* _Given data_
* * *
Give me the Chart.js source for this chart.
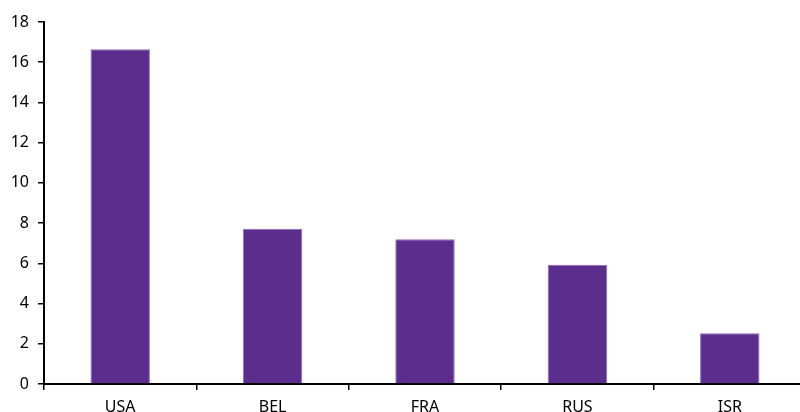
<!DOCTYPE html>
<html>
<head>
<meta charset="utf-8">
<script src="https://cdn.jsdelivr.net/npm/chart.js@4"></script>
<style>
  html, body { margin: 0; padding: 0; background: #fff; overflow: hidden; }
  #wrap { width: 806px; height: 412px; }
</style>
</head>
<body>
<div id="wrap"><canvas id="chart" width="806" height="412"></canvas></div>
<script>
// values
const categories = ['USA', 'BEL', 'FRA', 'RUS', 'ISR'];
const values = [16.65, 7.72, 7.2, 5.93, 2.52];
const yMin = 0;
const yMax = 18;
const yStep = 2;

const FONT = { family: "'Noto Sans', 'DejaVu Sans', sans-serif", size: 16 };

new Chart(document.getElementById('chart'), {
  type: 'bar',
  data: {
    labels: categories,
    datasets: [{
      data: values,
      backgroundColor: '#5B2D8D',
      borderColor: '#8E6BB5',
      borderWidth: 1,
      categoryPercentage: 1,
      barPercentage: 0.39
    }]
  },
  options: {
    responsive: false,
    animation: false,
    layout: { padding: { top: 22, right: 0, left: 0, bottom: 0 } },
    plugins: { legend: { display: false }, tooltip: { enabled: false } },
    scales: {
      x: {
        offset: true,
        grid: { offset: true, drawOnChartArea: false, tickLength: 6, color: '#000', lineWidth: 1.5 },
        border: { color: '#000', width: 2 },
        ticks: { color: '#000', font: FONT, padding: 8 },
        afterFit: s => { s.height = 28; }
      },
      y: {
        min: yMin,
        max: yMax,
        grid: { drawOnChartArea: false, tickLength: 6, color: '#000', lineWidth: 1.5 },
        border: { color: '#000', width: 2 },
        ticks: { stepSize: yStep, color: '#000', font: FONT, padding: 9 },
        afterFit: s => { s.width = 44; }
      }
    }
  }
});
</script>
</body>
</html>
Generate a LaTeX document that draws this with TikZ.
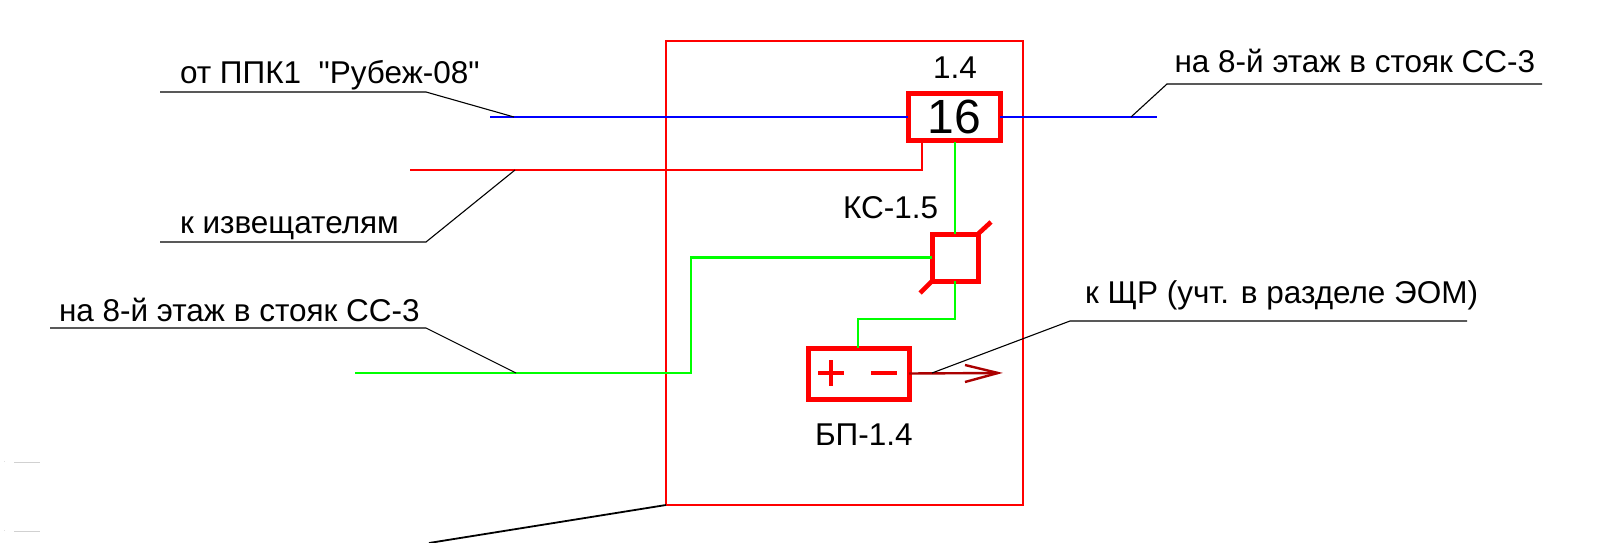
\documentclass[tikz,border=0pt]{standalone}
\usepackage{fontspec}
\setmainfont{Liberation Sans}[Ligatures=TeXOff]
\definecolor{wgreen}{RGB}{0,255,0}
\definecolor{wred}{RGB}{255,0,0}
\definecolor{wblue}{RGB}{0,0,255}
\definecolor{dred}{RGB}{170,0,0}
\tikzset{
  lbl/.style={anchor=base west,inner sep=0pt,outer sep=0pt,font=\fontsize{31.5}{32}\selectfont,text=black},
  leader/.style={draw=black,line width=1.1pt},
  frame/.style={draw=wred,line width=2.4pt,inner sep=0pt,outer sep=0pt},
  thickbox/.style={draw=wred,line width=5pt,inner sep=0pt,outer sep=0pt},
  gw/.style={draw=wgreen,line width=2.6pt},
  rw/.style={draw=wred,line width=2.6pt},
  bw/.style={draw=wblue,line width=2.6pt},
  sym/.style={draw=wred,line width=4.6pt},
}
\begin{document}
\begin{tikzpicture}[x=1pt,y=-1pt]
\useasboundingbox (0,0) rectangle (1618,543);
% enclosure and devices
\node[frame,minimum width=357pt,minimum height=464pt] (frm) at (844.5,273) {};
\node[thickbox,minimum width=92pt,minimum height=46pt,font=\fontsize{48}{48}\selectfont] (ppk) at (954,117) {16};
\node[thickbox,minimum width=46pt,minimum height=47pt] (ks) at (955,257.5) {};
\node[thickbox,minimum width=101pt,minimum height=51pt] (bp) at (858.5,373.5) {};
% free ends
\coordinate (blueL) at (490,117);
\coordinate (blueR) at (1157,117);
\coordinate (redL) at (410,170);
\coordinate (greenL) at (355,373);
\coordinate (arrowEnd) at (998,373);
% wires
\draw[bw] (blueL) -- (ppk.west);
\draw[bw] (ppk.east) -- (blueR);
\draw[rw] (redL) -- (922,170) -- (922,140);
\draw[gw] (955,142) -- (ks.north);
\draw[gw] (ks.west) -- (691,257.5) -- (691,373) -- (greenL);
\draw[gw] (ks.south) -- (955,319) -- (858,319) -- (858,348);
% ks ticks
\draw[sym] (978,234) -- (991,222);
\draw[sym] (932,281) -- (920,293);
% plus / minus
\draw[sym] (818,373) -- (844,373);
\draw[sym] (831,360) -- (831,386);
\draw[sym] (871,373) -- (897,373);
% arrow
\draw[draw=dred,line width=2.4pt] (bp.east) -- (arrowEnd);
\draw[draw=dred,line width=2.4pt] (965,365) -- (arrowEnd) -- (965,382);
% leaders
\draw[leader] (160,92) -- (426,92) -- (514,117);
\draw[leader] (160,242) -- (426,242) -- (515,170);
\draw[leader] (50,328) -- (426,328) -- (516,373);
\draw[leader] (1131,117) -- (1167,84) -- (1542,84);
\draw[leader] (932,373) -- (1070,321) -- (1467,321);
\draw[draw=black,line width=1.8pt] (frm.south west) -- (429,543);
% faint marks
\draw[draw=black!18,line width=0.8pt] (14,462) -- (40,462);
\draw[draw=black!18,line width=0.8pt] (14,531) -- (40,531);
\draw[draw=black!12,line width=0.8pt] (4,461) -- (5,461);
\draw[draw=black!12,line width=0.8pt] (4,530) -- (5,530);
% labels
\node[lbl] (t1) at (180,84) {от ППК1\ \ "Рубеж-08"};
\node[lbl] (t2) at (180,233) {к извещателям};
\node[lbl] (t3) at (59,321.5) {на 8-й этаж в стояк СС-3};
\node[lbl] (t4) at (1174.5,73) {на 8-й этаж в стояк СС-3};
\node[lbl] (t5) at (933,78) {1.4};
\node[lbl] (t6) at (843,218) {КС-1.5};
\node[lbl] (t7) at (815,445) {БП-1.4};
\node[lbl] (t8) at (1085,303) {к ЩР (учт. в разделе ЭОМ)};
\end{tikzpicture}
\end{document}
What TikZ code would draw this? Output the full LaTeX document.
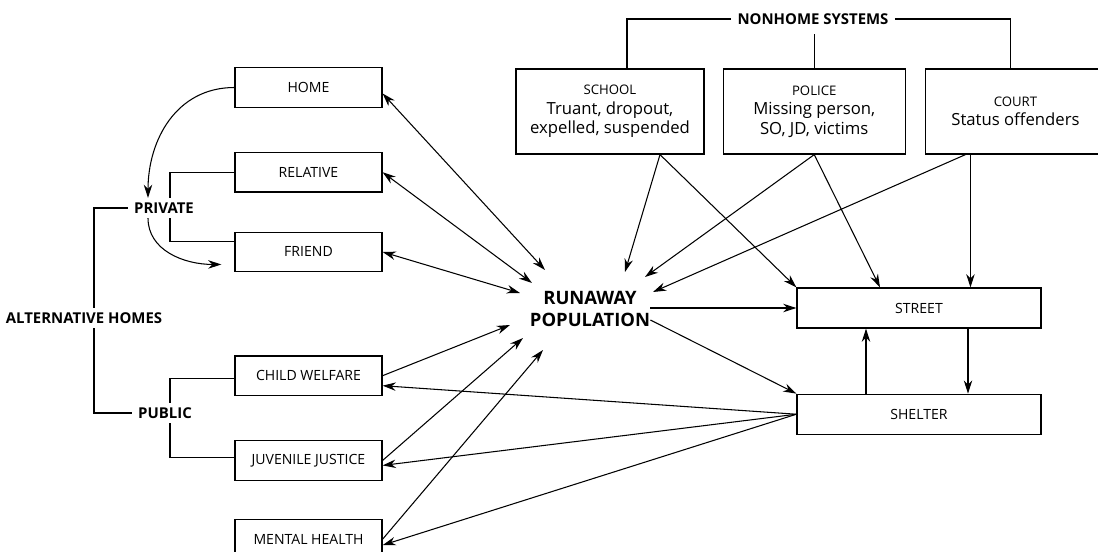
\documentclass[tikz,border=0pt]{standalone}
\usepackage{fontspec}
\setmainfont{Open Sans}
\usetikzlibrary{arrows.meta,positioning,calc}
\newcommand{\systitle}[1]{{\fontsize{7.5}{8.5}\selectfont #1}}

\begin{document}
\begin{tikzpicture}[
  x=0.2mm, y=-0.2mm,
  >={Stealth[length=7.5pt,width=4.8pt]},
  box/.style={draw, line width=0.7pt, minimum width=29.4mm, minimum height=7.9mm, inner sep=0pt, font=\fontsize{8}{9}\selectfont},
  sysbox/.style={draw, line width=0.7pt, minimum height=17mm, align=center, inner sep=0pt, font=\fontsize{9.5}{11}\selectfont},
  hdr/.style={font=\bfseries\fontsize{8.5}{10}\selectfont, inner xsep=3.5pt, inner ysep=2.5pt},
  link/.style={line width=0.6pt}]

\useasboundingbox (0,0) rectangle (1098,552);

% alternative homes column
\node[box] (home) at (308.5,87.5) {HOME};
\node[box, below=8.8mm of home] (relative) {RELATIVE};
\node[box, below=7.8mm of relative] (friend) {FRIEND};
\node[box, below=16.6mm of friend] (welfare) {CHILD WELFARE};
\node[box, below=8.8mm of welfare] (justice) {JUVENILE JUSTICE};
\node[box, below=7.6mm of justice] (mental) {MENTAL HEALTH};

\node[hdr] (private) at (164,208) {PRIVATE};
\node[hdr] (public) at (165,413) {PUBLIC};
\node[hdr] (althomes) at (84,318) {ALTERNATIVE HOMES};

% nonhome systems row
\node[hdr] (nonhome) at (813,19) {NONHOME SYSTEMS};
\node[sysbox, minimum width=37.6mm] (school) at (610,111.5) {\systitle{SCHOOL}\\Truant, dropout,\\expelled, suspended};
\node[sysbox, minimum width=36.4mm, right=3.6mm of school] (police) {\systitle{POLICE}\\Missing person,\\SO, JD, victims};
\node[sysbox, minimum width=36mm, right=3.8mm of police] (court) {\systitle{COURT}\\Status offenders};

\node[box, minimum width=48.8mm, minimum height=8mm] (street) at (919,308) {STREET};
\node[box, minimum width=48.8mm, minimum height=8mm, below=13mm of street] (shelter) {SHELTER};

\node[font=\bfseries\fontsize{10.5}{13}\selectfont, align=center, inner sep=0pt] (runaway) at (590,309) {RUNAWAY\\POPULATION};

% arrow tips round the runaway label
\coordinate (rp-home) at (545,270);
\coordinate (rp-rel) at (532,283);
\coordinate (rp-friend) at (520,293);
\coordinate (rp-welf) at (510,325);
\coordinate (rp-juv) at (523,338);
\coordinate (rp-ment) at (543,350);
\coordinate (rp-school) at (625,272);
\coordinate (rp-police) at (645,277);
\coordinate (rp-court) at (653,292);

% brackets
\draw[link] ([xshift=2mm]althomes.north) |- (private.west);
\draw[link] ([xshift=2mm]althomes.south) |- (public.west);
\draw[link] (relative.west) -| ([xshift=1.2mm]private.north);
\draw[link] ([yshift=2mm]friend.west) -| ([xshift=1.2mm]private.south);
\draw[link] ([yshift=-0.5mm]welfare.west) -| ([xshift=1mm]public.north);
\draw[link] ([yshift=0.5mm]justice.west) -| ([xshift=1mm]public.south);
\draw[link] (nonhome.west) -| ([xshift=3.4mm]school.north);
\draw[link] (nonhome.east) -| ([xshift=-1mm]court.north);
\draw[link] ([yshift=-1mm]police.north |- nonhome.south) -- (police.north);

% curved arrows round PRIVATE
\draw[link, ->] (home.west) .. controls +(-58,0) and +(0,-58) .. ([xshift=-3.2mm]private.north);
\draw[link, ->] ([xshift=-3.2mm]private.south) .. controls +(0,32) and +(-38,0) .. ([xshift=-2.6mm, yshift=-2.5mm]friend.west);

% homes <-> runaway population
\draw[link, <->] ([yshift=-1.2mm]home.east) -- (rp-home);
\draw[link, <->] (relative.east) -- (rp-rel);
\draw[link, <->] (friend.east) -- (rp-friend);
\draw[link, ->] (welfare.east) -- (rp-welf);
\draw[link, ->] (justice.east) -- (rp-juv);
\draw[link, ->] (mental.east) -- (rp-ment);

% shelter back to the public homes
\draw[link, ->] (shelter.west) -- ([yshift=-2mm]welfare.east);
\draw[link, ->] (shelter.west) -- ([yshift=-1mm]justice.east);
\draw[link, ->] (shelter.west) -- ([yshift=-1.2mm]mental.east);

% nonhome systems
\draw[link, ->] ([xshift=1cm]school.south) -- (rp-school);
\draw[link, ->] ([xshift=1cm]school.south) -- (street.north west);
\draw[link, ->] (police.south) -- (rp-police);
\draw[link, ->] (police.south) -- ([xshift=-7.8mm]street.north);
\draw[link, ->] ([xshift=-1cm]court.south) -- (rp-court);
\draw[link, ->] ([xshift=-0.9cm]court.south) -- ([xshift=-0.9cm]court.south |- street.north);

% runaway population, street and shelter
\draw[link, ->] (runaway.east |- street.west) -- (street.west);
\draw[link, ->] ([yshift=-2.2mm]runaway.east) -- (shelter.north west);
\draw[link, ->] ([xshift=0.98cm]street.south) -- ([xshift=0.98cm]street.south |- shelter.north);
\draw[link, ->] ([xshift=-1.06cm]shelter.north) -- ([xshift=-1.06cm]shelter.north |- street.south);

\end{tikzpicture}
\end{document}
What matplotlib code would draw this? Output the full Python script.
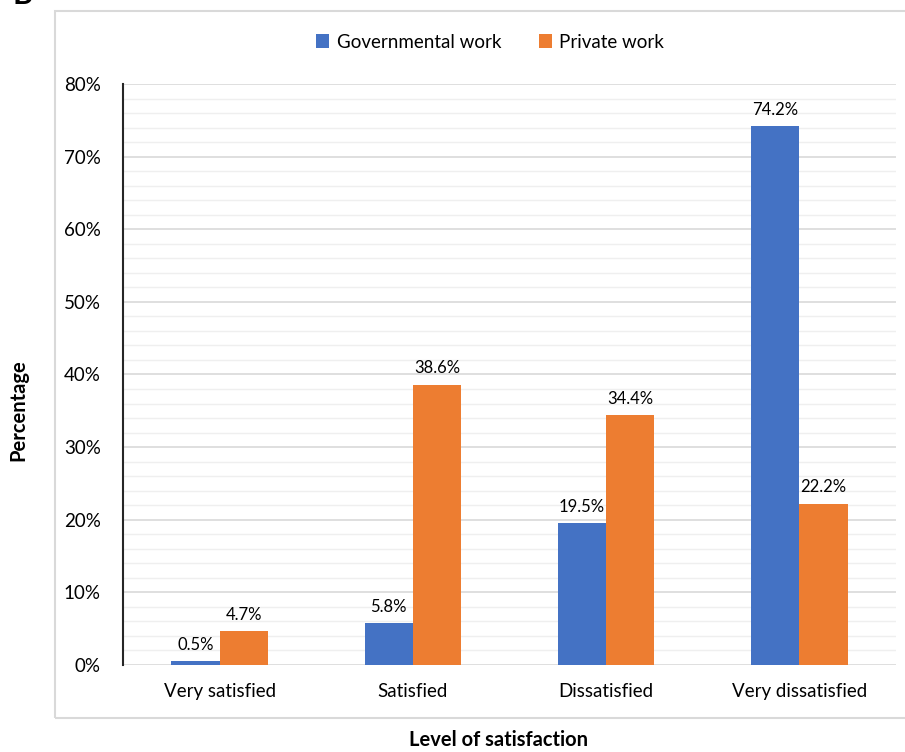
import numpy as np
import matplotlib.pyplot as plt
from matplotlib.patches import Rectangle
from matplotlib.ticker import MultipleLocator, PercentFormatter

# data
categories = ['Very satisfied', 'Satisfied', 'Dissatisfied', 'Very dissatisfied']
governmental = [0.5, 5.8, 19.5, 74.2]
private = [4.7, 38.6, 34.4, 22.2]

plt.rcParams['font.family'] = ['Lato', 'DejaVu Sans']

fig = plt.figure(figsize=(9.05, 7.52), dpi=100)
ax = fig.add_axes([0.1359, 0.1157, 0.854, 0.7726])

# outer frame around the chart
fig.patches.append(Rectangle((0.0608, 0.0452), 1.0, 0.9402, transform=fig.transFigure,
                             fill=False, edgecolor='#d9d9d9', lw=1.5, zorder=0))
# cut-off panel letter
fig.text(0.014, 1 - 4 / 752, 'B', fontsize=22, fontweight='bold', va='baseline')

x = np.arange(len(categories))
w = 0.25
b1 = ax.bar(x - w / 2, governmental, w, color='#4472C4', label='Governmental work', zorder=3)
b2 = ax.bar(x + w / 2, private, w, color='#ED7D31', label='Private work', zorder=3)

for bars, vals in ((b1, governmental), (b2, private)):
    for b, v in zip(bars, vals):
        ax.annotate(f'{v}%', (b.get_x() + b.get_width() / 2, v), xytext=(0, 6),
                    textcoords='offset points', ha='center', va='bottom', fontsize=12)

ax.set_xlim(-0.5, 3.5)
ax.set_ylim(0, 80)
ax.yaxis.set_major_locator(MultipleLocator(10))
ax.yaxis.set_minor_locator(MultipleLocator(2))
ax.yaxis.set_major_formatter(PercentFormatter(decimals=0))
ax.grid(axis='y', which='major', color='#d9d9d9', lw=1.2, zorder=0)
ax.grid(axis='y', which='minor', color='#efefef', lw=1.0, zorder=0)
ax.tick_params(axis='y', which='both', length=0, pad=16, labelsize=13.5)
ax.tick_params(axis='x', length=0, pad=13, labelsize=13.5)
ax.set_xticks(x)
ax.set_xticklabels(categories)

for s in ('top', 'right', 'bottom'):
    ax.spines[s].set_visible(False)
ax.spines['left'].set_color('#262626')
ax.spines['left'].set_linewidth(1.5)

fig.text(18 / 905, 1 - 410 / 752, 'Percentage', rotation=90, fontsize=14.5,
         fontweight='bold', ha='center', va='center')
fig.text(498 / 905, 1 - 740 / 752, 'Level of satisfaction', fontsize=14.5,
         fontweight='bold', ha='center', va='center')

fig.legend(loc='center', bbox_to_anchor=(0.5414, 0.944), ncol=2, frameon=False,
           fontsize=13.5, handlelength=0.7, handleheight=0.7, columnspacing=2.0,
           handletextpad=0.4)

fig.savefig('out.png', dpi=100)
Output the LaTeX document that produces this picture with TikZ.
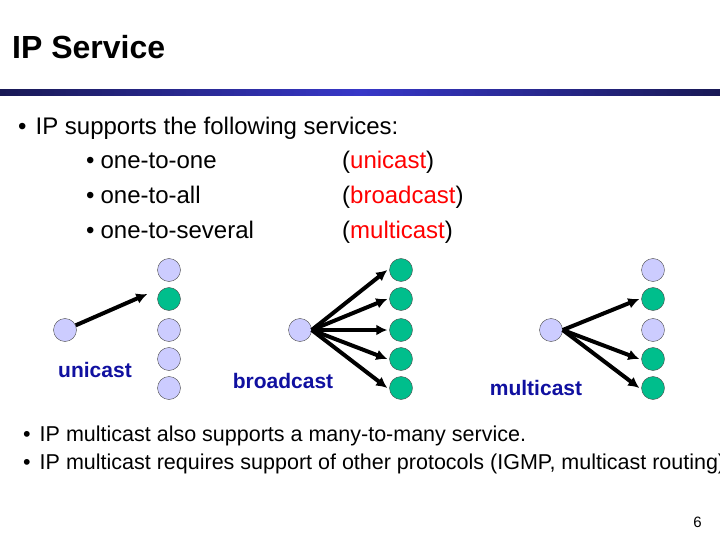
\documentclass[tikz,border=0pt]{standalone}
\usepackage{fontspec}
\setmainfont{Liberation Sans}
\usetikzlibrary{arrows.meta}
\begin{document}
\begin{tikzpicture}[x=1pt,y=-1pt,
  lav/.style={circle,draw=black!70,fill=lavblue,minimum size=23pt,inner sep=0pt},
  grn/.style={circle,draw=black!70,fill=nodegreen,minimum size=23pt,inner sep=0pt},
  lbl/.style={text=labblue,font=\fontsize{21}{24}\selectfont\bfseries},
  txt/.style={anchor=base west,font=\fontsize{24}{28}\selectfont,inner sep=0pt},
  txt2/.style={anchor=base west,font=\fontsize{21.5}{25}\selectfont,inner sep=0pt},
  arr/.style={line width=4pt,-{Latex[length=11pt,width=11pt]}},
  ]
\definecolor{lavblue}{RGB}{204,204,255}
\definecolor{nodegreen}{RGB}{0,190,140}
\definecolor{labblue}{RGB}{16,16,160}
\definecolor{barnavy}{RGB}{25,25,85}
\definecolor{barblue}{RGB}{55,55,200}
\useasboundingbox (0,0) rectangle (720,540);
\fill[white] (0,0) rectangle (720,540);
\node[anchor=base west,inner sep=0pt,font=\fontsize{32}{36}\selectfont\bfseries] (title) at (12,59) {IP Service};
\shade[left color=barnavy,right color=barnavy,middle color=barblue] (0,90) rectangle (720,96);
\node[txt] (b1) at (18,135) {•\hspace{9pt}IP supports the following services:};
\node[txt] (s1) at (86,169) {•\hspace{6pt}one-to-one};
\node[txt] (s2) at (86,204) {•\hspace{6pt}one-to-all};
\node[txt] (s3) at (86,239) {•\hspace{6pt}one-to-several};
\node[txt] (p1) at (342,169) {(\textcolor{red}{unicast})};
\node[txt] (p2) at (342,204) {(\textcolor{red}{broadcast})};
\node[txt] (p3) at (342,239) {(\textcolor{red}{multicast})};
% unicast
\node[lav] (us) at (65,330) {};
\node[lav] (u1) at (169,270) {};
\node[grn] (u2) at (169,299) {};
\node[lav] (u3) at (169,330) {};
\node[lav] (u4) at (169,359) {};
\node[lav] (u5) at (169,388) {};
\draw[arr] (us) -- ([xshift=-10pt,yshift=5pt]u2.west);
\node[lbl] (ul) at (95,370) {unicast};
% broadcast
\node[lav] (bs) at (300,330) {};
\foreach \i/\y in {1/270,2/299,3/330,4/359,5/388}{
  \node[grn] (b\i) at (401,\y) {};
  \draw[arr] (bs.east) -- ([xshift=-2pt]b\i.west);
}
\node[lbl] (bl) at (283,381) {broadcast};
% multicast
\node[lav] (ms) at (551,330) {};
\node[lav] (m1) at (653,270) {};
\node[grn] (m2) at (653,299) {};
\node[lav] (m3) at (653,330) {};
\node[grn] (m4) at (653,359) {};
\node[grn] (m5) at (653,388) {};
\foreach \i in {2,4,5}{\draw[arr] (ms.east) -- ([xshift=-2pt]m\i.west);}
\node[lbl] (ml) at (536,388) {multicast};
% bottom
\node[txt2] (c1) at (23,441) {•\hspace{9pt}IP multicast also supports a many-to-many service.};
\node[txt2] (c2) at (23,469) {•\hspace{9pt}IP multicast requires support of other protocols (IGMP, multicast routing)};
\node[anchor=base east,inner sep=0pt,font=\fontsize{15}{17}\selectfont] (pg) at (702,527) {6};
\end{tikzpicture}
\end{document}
* * *
* _The exercise_
Pictures excluded, retype exactly the lines running from the one with "What matplotlib code" through the one with "ha='center', va='bottom', fontsize=12)". Include both end lines and nothing more.

* _Response to the exercise_
What matplotlib code would draw this? Output the full Python script.
import numpy as np
import matplotlib.pyplot as plt
from matplotlib.patches import Rectangle
from matplotlib.ticker import MultipleLocator, PercentFormatter

# data
categories = ['Very satisfied', 'Satisfied', 'Dissatisfied', 'Very dissatisfied']
governmental = [0.5, 5.8, 19.5, 74.2]
private = [4.7, 38.6, 34.4, 22.2]

plt.rcParams['font.family'] = ['Lato', 'DejaVu Sans']

fig = plt.figure(figsize=(9.05, 7.52), dpi=100)
ax = fig.add_axes([0.1359, 0.1157, 0.854, 0.7726])

# outer frame around the chart
fig.patches.append(Rectangle((0.0608, 0.0452), 1.0, 0.9402, transform=fig.transFigure,
                             fill=False, edgecolor='#d9d9d9', lw=1.5, zorder=0))
# cut-off panel letter
fig.text(0.014, 1 - 4 / 752, 'B', fontsize=22, fontweight='bold', va='baseline')

x = np.arange(len(categories))
w = 0.25
b1 = ax.bar(x - w / 2, governmental, w, color='#4472C4', label='Governmental work', zorder=3)
b2 = ax.bar(x + w / 2, private, w, color='#ED7D31', label='Private work', zorder=3)

for bars, vals in ((b1, governmental), (b2, private)):
    for b, v in zip(bars, vals):
        ax.annotate(f'{v}%', (b.get_x() + b.get_width() / 2, v), xytext=(0, 6),
                    textcoords='offset points', ha='center', va='bottom', fontsize=12)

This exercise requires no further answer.